- **PROVIDED RECORDS**:
═══

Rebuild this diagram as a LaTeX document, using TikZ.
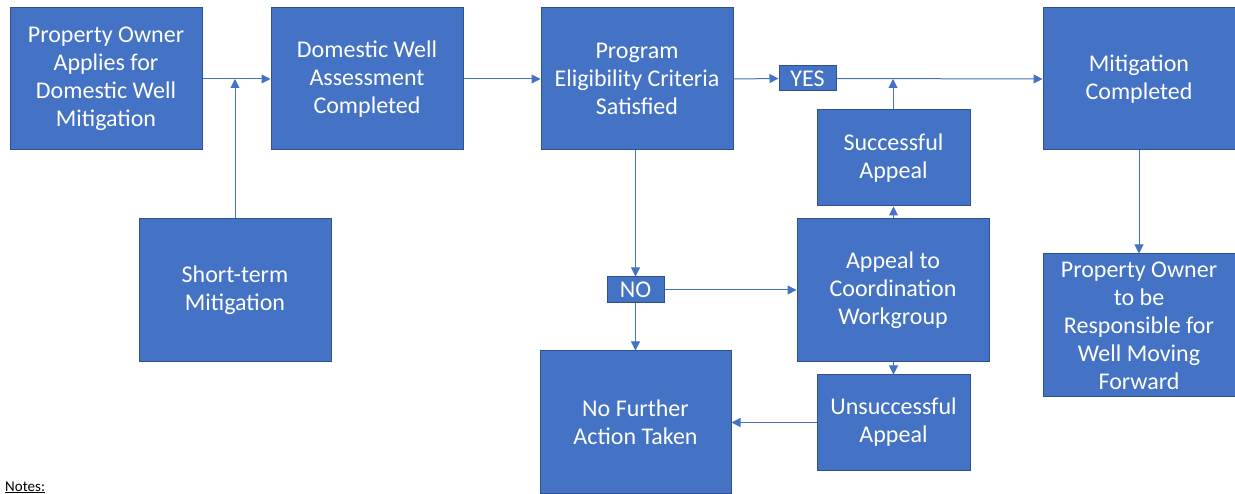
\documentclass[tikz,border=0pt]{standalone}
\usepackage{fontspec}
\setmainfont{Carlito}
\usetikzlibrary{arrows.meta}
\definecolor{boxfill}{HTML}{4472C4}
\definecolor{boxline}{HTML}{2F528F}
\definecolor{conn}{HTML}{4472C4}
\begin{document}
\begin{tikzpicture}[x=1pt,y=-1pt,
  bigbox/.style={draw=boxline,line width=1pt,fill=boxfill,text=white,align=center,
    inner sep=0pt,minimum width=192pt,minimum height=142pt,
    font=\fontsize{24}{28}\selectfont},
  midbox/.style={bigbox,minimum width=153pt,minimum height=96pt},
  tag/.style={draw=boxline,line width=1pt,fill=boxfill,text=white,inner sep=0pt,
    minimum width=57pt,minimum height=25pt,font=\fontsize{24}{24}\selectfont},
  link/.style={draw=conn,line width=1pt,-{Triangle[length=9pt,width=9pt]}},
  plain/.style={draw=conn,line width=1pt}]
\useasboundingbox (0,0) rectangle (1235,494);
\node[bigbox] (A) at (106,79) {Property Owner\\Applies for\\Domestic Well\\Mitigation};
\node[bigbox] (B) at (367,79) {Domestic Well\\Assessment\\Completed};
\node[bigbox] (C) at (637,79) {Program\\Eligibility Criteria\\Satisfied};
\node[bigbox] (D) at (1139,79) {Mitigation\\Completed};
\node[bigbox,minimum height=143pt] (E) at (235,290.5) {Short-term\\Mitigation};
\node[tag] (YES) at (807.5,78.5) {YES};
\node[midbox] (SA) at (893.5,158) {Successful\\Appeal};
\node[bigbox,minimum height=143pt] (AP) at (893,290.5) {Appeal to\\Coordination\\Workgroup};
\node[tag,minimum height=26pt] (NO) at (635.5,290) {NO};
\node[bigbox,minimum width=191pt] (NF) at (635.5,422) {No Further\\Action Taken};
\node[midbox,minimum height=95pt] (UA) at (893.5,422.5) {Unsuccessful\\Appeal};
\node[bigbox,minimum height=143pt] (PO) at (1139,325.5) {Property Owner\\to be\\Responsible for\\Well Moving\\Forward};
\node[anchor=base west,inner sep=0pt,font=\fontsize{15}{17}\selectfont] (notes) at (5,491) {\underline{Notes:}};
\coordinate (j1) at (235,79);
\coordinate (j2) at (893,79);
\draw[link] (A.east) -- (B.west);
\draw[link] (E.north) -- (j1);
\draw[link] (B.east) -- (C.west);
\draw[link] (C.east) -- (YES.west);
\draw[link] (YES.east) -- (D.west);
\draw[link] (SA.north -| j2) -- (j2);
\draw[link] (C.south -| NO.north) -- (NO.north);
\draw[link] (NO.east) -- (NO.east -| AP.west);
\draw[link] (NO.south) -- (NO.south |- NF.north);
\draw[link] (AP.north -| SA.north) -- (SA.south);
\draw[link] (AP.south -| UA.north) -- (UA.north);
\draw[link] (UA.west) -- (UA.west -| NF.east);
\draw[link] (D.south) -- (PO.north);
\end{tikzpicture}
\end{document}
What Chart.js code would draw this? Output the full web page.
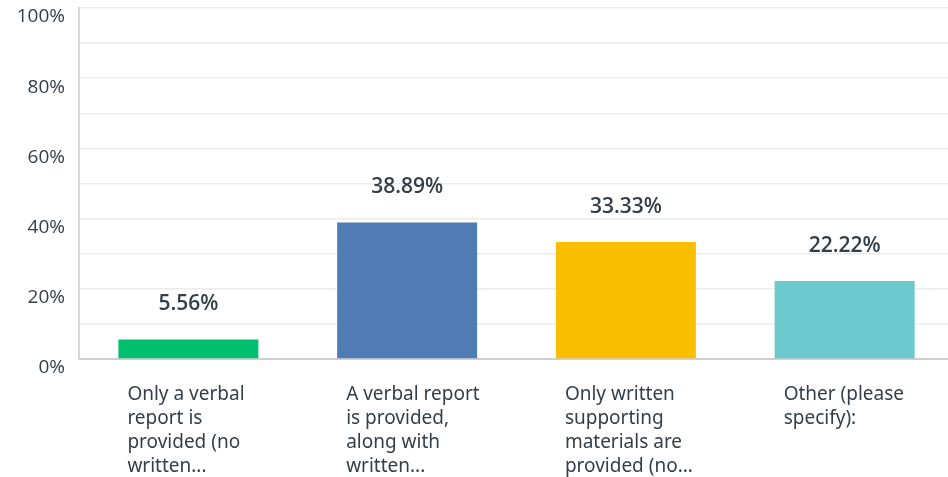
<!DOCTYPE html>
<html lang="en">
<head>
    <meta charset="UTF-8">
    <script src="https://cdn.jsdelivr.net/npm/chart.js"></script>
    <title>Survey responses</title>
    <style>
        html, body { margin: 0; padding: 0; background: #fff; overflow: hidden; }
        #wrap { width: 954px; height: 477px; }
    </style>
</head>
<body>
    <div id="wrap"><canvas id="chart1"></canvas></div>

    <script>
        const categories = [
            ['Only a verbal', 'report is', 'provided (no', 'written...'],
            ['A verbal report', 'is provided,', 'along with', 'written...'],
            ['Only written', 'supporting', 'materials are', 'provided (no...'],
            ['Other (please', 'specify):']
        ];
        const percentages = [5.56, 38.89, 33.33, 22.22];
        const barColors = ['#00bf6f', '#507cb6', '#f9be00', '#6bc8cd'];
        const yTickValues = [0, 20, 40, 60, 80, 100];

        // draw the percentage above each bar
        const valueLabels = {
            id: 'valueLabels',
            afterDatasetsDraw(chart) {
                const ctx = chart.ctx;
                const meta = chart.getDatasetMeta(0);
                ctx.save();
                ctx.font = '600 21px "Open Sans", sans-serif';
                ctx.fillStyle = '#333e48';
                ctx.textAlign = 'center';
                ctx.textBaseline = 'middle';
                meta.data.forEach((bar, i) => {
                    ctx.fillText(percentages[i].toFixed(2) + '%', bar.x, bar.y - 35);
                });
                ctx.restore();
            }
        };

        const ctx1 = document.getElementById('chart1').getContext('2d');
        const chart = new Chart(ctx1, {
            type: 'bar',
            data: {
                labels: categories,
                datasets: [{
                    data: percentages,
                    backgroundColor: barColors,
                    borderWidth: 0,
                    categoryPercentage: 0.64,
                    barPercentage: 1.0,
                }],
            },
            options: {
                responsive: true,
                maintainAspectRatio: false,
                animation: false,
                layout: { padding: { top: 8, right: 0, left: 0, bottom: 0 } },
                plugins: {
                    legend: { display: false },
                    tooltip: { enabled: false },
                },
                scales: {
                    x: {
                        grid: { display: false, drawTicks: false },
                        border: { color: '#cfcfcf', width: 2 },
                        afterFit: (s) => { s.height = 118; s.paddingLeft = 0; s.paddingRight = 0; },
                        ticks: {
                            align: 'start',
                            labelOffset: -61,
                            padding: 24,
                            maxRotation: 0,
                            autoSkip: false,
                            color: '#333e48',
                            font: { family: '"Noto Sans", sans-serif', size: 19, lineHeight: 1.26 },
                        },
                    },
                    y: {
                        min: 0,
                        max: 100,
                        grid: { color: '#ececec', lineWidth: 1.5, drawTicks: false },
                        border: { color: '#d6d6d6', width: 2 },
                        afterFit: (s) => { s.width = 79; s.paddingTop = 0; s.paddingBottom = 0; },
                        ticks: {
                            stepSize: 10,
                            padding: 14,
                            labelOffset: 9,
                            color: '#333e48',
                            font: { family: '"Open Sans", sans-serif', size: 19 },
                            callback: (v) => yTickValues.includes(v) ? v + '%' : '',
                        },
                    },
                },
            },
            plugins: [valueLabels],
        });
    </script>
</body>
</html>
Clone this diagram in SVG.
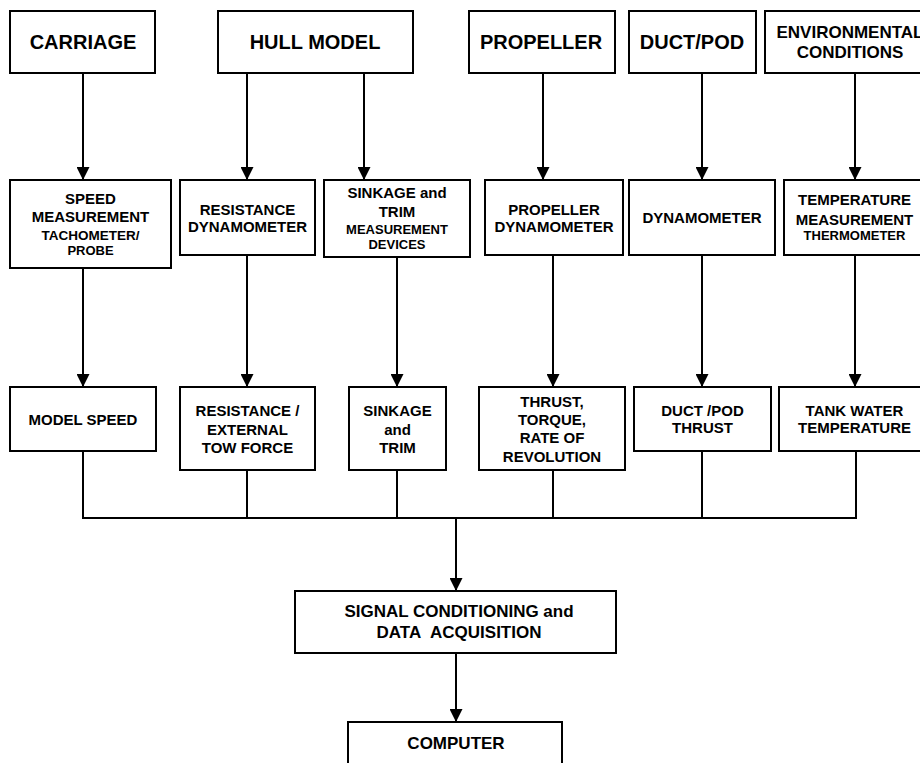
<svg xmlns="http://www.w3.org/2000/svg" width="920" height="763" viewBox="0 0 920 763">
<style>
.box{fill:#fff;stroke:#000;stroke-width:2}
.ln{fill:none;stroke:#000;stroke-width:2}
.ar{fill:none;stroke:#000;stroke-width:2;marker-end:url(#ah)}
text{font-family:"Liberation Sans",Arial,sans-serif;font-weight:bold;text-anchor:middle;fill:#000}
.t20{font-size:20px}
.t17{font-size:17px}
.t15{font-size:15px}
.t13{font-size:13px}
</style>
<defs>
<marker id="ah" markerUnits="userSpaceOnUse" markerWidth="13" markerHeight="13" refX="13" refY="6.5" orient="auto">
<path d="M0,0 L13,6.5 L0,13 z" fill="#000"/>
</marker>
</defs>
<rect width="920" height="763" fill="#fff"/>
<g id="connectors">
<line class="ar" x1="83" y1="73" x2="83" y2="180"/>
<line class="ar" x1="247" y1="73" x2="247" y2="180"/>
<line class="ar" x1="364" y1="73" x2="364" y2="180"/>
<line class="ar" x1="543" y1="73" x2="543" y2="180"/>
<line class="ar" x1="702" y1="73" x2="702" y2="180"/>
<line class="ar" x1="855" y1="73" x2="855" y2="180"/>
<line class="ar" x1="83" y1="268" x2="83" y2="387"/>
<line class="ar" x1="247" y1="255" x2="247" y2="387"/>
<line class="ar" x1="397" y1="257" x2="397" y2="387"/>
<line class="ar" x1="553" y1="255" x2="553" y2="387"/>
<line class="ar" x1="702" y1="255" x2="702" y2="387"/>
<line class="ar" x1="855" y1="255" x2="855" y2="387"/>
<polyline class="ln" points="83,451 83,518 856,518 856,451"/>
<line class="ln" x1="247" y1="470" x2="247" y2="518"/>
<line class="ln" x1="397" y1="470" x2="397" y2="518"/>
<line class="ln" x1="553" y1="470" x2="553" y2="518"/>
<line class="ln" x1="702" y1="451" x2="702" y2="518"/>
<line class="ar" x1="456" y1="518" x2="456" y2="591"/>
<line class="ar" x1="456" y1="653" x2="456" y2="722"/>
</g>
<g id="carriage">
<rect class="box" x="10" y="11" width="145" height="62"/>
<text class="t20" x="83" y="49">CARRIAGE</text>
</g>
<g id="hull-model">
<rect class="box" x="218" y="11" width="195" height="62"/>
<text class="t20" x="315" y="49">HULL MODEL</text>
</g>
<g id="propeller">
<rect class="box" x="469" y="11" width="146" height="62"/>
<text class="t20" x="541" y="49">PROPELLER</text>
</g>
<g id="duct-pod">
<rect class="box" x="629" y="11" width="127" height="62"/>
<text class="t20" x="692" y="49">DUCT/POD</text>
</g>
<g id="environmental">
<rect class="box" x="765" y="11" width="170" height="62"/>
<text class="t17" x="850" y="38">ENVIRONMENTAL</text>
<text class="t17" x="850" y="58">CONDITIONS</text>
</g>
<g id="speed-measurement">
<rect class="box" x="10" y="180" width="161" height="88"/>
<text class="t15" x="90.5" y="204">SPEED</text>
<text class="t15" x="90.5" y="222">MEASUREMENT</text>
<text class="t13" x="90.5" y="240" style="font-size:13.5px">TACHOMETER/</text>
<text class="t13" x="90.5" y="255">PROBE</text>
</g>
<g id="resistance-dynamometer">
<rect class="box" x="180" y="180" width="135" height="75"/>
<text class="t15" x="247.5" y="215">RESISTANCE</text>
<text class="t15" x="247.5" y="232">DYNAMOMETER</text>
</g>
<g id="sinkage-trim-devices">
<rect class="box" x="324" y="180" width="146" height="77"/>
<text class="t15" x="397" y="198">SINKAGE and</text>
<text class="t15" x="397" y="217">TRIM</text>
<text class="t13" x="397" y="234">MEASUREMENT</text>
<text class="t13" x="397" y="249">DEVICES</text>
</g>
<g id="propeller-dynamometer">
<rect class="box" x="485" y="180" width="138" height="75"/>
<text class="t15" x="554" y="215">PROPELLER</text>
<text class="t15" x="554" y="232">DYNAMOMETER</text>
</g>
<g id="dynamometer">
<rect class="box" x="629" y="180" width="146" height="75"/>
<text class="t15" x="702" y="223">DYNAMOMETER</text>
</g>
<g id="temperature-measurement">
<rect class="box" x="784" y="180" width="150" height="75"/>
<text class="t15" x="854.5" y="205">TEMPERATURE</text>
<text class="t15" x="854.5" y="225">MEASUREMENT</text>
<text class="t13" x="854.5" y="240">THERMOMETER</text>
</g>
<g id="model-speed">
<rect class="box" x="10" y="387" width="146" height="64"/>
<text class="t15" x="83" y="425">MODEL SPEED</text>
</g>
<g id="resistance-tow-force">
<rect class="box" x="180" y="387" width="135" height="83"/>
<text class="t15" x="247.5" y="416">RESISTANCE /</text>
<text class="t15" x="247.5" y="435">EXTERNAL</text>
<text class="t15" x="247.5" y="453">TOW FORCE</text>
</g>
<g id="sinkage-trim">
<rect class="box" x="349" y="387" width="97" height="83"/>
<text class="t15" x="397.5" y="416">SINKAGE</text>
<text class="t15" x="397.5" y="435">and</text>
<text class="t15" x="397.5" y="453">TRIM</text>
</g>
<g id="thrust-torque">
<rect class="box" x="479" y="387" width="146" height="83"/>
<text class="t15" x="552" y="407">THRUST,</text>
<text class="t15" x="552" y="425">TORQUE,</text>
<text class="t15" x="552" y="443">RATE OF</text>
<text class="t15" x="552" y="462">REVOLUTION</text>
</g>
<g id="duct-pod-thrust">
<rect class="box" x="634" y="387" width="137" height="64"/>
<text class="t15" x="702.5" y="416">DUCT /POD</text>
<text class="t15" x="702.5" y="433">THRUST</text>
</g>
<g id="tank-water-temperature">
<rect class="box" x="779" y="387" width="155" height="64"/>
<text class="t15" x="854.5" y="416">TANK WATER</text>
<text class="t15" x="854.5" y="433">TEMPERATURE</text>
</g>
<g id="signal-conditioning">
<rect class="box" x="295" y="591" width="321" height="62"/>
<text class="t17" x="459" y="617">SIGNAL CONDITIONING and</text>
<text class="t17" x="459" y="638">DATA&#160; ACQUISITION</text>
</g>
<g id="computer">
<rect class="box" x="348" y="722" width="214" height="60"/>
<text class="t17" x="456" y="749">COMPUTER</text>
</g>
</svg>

═══

Lines containing the word "this" are to be counted in the listing; state their number alone.

3